At the current rate, that’s just under 35,700,000 USD, or just over 26,300,000 EUR. That amount buys you twenty-two luxury yachts of 30 meters, more than one hundred new Rolls Royce cars or, at our local supermarket, eleven and a half million one kilo loaves of bread. It also buys you one year of services of one (1) senior investment banker. If you’re lucky, that is: others are rumoured to earn forty million pounds.

Of course, if these preposterous bonuses and pay packages are to be cut, this “talent” (and we’ve all seen how talented they are in running the whole economy into the ground) threatens to run off to other countries with less regulations. Because hey, if I can earn twenty million pounds instead of ten, why stay at home and work for peanuts? Who knows, with just ten million a year, I might have to cut down on expenses a bit, right? Can’t have that, I work hard enough as it is.

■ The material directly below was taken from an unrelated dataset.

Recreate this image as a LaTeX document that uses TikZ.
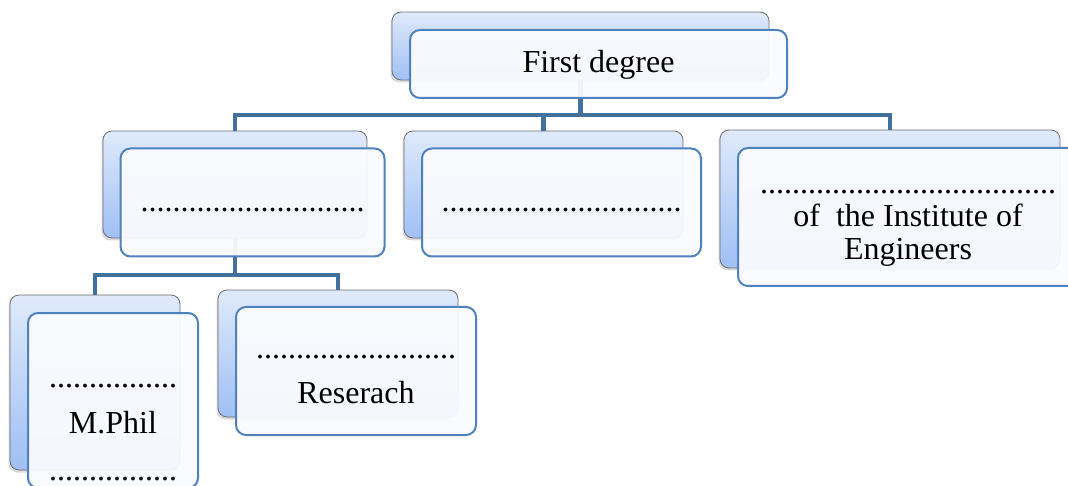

Call me a Communist, but I think noone works hard enough to earn 21 million pounds per year. Here in Italy, people die doing dangerous work for 600 euros (477 pounds, 811 USD) a month. An investment banker is worth 3600 times that? How so? And how is it that someone needs 21 million pounds per year? If you have a big house, a holiday home or two, some big cars, some money in the bank and you can put your kids through college even if they are thicker than a brick, what do you need the remaining 20 million pounds per year for?